"daß diese Furcht zu irren schon der Irrtum selbst ist".
Stuttgart Hauptbahnhof. Jeden Abend Leuchtschrift. Ein Spruch von G. W. F. Hegel, „der berühmteste Sohn der Stadt“, aus seiner „Phänomenologie des Geistes“.
Es ist nicht wahrscheinlich, schreibt Literaturprofessor Heinz Schlaffer, "dass sich an einem zweihundert Jahre zurückliegenden Streit über die Möglichkeit philosophischer Erkenntnis ausgerechnet die Deutsche Bahn beteiligen und ihre Parteinahme auf eine derart spektakuläre Weise kundtun wollte. Gegen eine harmlose Deutung der Aktion spricht der Ort, an dem Hegels Devise angebracht wurde: gerade an dem Bahnhof, dessen Teilabriss geplant war und heute verwirklicht ist. Für den praktischen, aktuellen Zweck der scheinbar allgemeingültigen (und doch so anfechtbaren) Denkregel spricht auch der Zeitpunkt, zu dem an den international bekannten Künstler Joseph Kosuth, damals Professor an der Stuttgarter Kunstakademie, der Auftrag erging, Hegels Diktum in Leuchtschrift hoch oben an der Bahnhofsfassade zu verkünden.Den Politikern, Ingenieuren und Unternehmern kamen der berühmte Philosoph Hegel und der berühmte Künstler Kosuth gelegen, um dem prekären Vorhaben den Glanz bedeutsamer Worte und fragloser Sicherheit zu verschaffen. Praktische Bedenkenlosigkeit erhielt durch den einschüchternden Namen eines Philosophen höhere Weihen und sollte so die Einwohner der Stadt auf die Seite des Projekts ziehen, ehe ihnen dämmerte, worum es ging und welche Folgen es haben würde. Vermutlich spürten sie damals selbst die „Furcht zu irren“ und setzten sich mit Hegels forschem Paradox über ihre Zweifel hinweg. Wenn die Kosten von Stuttgart 21 dadurch nicht noch weiter steigen würden, machte der jetzige Stand der Erkenntnis eine Ergänzung des missbrauchten und irreführenden Zitats notwendig: „ daß diese Furcht vor der Furcht zu irren schon der Irrtum selbst war“.
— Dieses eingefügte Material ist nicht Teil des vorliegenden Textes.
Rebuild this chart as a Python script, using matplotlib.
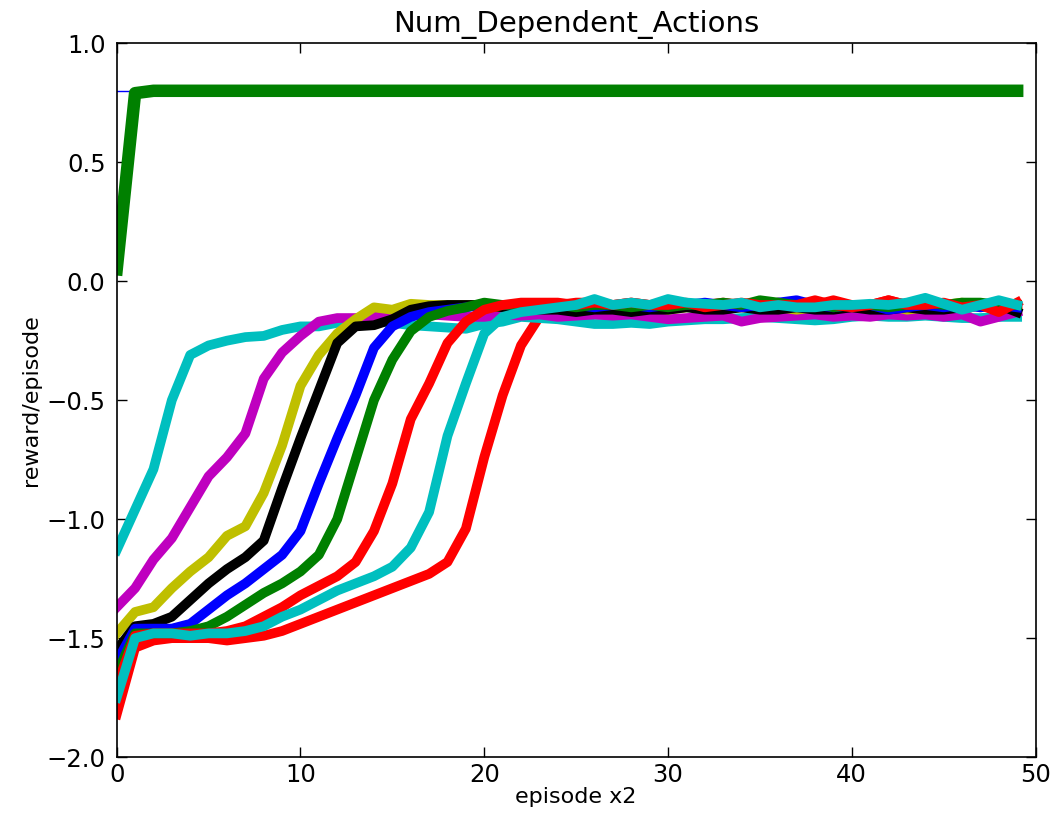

Man muss es dem Literaturprofessor und Nietzsche-Anhänger nachsehen - er versteht schlichtweg Hegel nicht. Die Furcht vor dem Irrtum war für Hegel nichts anderes als Furcht vor der Wahrheit. Und das Wahre ist für Hegel bekanntlich das Ganze: "Das Ganze aber ist nur das durch seine Entwicklung sich vollendende Wesen…, daß es erst am Ende das ist, was es in Wahrheit ist". Die Furcht zu irren, mag auch in Stuttgart schon der Irrtum sein, sofern man die Wahrheit nicht wissen wollte, die es am Ende erst ist.
Und Kunst, sagt der Kunstsoldat, fürchtet den Irrtum ohnehin nie.